In this case two general storage locations are available, a first relates to the attribute of companies and the second relates to the attribute “technical”. Each of the storage locations is split into a series of folders, each having an identified attribute within that storage location such as, in the case of the “companies” storage location, “retailers”, “financial” and “government”. Each of these may have further folders as indicated.
Storage location 1-Companies *
Sub-folder-Mr Smiths Shop*
e-mail: “blah,blah”from email@example.com . . .
e:mail . . .
Sub folder-Confederation of retailers
e:mail “Meeting 27th . . . ” to: firstname.lastname@example.org
e:mail . . .
Storage location 2-Technical
e-mail Latest shipping uses ABCD technology
e-mail: Company X designs ABCD widget
e-mail: re: Company X designs ABCD widget
Thus with the relevant attributes identified within the database for which the analysis of incoming documents is to occur, then in this example, the method for analysis of incoming documents identifies a high statistically significant correlation of the term <from :> as the address of any incoming e-mails.
Thus with the storage locations and folders therein identified, in one example and using the correlation string “Companies\Retailers\Mr Smiths Shop” in accordance with the entries marked by an asterisk above to identify the particular storage location, an e-mail identified as <from email@example.com> is received. Thus this identity is compared to the correlation string Companies\ Retailers\Mr Smiths Shop and with the high correlation between the same the e-mail is identified and routed quickly to the folder storage location for those e-mails relating to Mr Smiths shop.
Similarly, replies to and messages sent to an organisation or person can be stored in accordance with the invention. For example and e-mail addressed <to :> firstname.lastname@example.org would correlate closely to the correlation string used to represent the storage location folder indicated by “Companies\ Retailers\Confederation of retailers” folder and be stored therein.
Furthermore, if a significant number of e-mails with the same source address are already filed within a particular storage location folder, then that particular location can be noted as a significant attribute for that folder and stored within the database for subsequent use by the correlator.

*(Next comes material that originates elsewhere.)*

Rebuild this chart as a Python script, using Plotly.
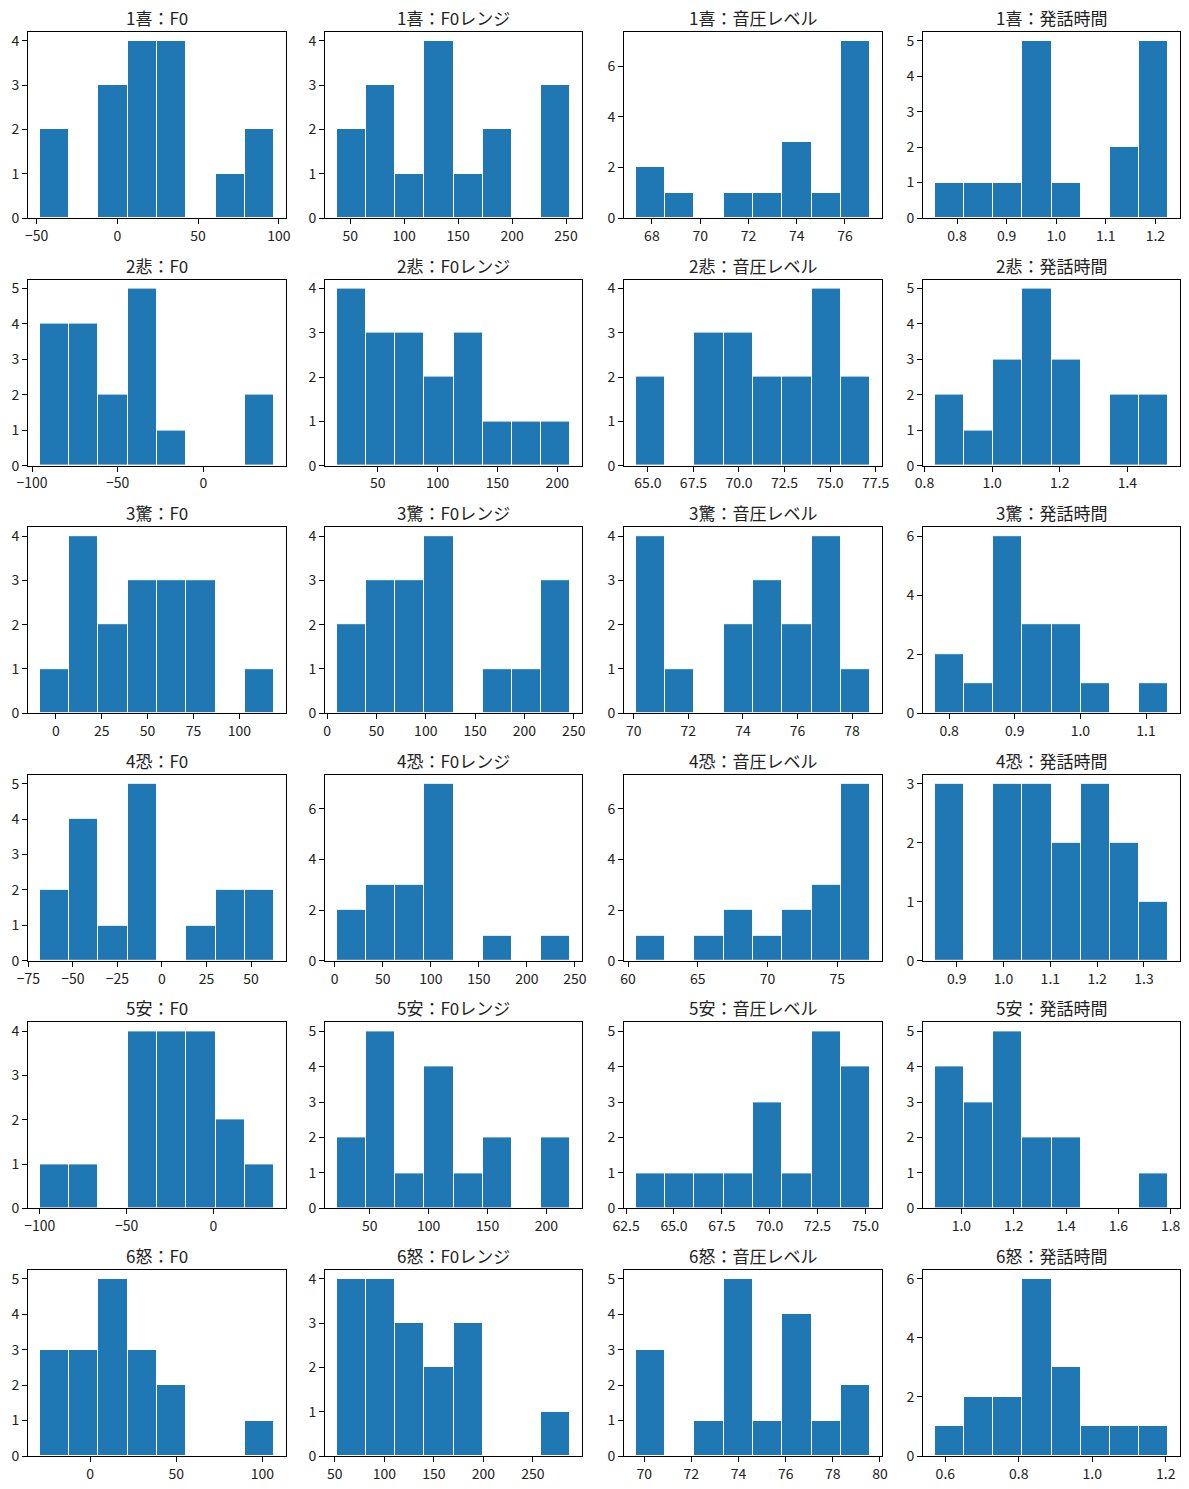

With respect to the “Technical” storage location the keywords, “Company X” and “ABCD” can be extracted from the headers of the e-mails in the storage location folder “Technical\Distribution” and stored within the correlation database.
Typically, as the storage location system grows in complexity and the diversity of the content filed increases, the adaptive value of the system will become more apparent.
In one enhancement of the system, a degree of user “bias” can be specified for a storage location folder if desired. For example, even though a high degree of correlation may be attributable to say an e-mail address and a particular storage location, a specific keyword may be more important. Thus, in one example, if a user receives a relatively large number of e-mails from company X relating to a technology Y, but rather than file the e-mails in a folder relating to the Company X they wish to file the same in the folder relating to the technology Y so the user will specify to the system that reference to Technology Y takes precedence over the reference to Company X when allocating the storage location so that the e-mail is stored in the storage location relating to technology Y.